Nunca vos deu vontade de pegar em algo de um autor específico? Isso acontece-me com alguns autores, e especialmente com Gabriel García Márquez – escrita pouco densa, mas capaz, fatalidades e desgraças que se conseguem tornar cómicas pela forma como são descritas, factos semi-fantásticos que dão à história uma aura surreal. A Hora Má, apesar de não ser um dos melhores do autor, não desiludiu.

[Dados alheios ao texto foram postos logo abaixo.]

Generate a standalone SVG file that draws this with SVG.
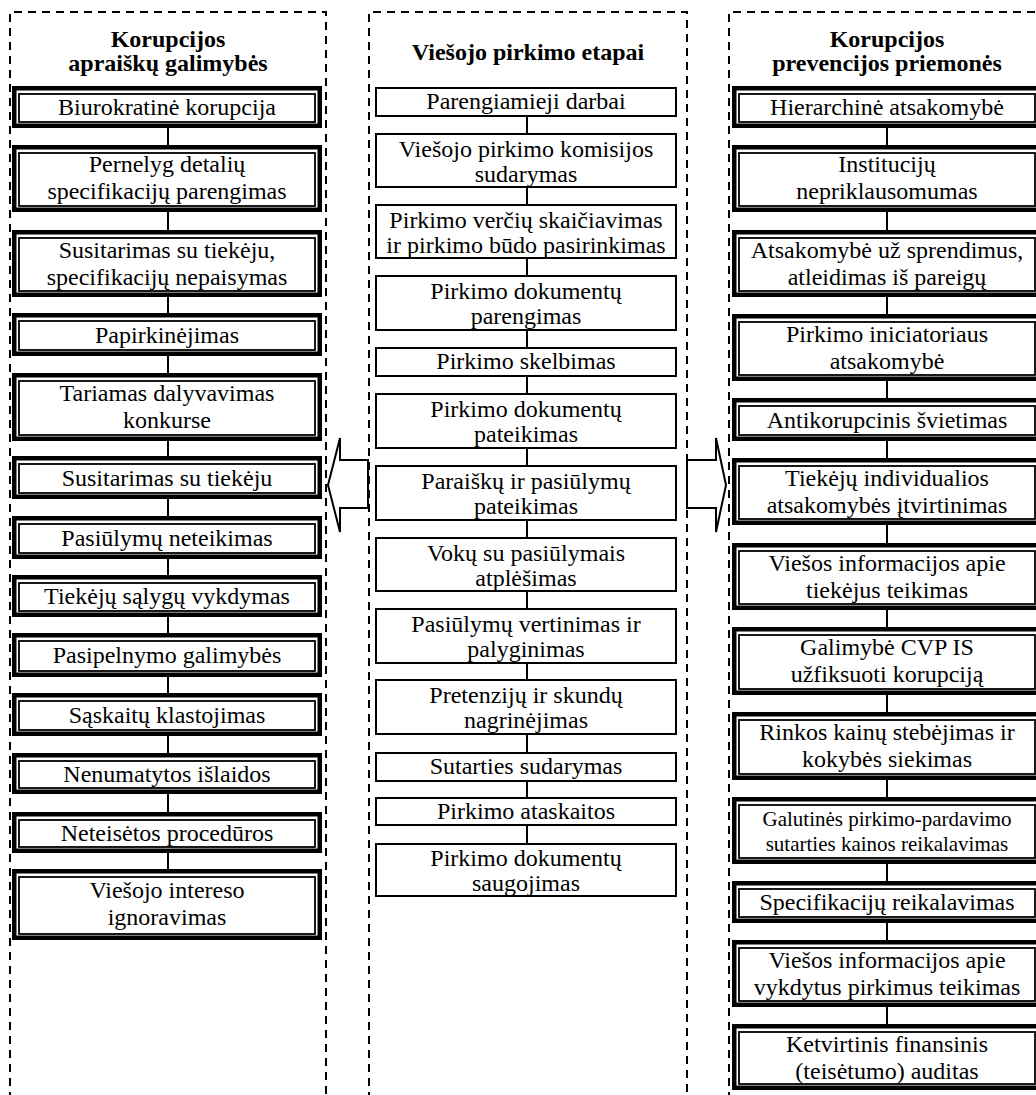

Numa vila remota são deixados pasquins à porta dos vários moradores, papeís que divulgam os rumores que já todos ouviram, mas que ao verem a luz da madrugada, parecem confirmar as más línguas e atraem a desgraça a várias famílias. (Re)descobrem-se os filhos bastardos, relatam-se traições e, até, são assassinados os amantes revelados. Ainda que aquilo que é publicado nem sempre corresponda inteiramente à verdade, todos têm algo a esconder e temem a hora má. Unem-se esforços para descobrir quem coloca os bilhetes, mas sem sucesso.

Para além dos pasquins. o dia a dia na vila é influenciado pelas personagens ilustres que nela habitam – o juiz mulherengo, o alcaide corrupto cuja autoridade roça o ridículo, e um padre que se debate entre os ratos que habitam a igreja, o poder dos papéis da madrugada e a censura do cinema local.

A história torna-se não só uma descrição pitoresca de um quotidiano remoto, mas também uma crítica subtil e perspicaz aos Governos da América do Sul.

Este romance foi adaptado para cinema por Ruy Guerra com o nome O Veneno da Madrugada. Uma crítica interessante a este filme pode ser lida em Enquadramento.